Her Calgary- based company handles all types of cargo and deals with all modes of transport but it has made its reputation managing project logistics in the mining and oil industries. The company is an industry leader in freight logistics to the former Soviet Union and is regularly responsible for coordinating global dimensional heavylift shipments via air, land and sea. More than 40% of Transera’s sales are generated abroad and that number is expected to double over the next five years through acquisitions and the establishment of additional offices around the world.

"With a strong work ethic and a passion for her business, Rosemary has created a dynamic, financially strong, global-market freight forwarding business with incredible revenue growth. Since its inception, revenues have grown from $1 million to this year’s projection of $42 million in sales," the awards presenters noted about Marr and her efforts.

The Awards are an annual initiative of the Joseph L. Rotman School of Management, University of Toronto and are presented by Bank of Montreal. Other partner organizations in this year’s awards included the National Post, Women’s Television Network (WTN), Ford Motor Company of Canada, Export Development Corporation, Chatelaine Magazine.
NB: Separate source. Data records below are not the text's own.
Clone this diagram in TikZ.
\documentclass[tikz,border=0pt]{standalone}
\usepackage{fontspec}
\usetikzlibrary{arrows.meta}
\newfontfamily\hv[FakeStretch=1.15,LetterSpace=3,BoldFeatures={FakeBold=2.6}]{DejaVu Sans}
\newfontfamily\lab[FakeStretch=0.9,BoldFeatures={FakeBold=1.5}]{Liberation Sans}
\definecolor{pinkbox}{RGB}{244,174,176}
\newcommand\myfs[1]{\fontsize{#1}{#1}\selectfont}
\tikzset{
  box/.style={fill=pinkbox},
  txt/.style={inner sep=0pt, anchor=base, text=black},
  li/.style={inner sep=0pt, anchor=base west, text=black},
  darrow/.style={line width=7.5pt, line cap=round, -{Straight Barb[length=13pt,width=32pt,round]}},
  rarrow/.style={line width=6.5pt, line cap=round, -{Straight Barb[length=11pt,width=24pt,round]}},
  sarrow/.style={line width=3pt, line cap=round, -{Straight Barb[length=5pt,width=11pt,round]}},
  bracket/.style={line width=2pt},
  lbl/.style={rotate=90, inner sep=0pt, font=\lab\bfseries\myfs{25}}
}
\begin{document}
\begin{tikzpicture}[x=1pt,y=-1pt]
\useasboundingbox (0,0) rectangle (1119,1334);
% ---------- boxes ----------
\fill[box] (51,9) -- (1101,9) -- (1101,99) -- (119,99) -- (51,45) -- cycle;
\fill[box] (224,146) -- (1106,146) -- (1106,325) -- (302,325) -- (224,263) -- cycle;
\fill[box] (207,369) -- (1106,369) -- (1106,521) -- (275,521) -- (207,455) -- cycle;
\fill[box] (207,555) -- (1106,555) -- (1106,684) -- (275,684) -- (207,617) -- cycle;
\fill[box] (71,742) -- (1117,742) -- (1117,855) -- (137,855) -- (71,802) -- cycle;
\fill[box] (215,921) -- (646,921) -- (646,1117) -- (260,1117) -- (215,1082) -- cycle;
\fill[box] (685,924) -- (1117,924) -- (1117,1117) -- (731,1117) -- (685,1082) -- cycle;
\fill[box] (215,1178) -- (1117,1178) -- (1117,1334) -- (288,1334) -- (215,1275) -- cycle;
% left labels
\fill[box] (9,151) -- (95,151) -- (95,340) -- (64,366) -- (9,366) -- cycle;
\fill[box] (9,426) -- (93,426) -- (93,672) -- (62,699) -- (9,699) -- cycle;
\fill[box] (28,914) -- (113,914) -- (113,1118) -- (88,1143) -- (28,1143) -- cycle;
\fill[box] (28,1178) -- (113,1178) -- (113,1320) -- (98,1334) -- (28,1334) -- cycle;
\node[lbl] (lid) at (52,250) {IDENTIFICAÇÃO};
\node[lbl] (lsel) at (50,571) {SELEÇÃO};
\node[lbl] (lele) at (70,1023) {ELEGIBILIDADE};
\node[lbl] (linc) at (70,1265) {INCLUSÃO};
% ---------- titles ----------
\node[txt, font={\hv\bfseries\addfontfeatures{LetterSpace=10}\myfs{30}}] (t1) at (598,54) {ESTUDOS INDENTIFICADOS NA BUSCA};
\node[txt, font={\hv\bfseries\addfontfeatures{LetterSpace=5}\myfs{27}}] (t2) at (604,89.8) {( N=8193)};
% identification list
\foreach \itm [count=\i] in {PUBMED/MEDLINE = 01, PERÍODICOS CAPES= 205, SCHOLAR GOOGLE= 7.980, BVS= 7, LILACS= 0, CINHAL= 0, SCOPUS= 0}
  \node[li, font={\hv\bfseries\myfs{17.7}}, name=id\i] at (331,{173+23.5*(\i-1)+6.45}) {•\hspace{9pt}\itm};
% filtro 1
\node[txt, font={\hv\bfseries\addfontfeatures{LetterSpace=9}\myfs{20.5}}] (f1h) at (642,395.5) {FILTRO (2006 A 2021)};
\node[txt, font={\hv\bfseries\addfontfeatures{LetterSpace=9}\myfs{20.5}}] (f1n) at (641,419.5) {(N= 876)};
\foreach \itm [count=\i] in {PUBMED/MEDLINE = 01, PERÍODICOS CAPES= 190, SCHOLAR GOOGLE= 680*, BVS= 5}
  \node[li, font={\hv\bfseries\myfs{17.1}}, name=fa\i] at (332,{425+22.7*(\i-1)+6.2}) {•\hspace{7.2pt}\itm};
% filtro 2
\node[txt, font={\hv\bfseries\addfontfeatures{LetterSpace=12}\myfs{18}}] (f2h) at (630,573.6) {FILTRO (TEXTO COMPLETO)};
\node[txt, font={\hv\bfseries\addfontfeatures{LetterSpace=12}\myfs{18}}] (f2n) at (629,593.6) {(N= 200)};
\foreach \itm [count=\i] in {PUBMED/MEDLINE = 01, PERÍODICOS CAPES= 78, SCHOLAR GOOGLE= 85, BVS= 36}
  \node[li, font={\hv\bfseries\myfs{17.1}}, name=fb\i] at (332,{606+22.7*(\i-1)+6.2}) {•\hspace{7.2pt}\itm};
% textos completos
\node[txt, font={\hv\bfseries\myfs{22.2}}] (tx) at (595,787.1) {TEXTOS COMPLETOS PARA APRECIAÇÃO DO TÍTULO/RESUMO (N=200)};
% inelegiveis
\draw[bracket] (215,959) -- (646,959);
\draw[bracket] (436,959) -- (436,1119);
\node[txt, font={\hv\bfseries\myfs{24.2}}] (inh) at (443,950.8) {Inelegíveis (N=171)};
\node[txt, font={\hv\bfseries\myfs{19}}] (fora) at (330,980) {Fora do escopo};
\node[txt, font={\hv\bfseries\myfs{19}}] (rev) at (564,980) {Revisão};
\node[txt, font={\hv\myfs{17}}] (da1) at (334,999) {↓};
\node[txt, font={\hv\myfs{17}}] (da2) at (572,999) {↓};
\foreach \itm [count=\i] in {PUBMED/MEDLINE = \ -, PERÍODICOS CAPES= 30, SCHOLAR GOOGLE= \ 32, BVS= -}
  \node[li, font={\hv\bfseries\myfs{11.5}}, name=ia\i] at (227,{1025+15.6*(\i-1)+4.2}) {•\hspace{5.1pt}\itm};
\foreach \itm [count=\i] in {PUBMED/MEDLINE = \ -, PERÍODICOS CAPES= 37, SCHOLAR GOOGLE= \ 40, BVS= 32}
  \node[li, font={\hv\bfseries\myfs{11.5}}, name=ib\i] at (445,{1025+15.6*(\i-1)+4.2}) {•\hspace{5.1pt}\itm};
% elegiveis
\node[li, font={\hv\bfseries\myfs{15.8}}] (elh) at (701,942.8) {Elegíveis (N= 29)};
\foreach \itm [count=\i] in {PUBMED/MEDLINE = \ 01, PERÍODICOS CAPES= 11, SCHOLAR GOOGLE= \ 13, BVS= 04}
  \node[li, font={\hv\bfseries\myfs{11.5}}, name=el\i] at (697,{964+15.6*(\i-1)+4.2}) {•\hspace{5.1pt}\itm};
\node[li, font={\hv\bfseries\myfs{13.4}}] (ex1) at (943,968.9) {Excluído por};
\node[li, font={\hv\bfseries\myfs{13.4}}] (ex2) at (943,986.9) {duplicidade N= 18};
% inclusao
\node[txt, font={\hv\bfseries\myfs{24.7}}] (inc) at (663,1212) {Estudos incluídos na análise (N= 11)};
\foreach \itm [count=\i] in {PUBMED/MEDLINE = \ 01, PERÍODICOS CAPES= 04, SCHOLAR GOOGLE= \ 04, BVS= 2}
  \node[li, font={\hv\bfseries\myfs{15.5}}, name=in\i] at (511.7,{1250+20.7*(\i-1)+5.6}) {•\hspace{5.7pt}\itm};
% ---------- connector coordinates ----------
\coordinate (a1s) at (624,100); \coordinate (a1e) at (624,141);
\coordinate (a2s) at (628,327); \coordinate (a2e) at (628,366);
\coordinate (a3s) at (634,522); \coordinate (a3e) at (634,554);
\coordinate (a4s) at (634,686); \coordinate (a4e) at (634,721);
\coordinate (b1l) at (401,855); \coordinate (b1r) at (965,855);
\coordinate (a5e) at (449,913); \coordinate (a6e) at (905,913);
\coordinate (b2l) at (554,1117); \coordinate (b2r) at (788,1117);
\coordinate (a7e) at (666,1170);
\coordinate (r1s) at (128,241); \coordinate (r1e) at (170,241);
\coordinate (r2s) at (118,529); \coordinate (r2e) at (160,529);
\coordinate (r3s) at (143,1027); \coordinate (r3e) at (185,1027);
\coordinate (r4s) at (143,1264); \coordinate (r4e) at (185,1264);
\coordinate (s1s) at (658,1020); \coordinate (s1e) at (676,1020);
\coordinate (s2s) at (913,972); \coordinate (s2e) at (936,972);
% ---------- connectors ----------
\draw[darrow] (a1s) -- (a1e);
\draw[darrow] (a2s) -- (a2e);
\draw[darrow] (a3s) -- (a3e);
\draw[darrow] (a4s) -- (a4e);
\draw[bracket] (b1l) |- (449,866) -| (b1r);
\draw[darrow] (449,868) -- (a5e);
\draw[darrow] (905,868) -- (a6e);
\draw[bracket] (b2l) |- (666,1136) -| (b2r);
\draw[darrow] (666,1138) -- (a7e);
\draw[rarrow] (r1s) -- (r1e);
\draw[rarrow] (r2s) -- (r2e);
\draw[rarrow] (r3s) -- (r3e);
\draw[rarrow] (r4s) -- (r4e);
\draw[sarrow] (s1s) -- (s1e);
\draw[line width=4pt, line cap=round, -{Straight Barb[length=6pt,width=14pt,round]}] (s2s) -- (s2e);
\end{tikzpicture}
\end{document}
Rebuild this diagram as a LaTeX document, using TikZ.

They are also supported by Ireland + Associates = Design, Deloitte & Touche, Cassels Brock & Blackwell LLP, Industry Canada and Tiffany & Co.

After graduation from high school in 1975, Marr went to work as a bank teller. Several years later, she took a Girl Friday position with a customs brokerage firm. A temporary assignment within the firm gave her a first taste of the freight forwarding business and she found herself passionate and fulfilled by the work. The company’s policy that women, especially non-university educated women, were not promotion material gave her all the motivation she needed to move to a Vancouver- owned freight forwarding firm that wanted to expand into Alberta.

Starting the Alberta office as a one-woman show, Rosemary worked around the clock to build the business and was soon outpacing the Vancouver head office in sales while maintaining a much lower overhead. Rather than buying the company when the opportunity arose, Rosemary decided, in May 1985, to open her own firm. With a strong work ethic and a passion for her business, she has created a dynamic, financially strong, global-market company with incredible revenue growth. Since its inception, revenues have grown from $1 million to this year’s projection of $42 million in sales. The company now has fifty-two employees and offices in Calgary, Edmonton, Toronto, Houston, Cyprus, Ecuador and Kazakhstan.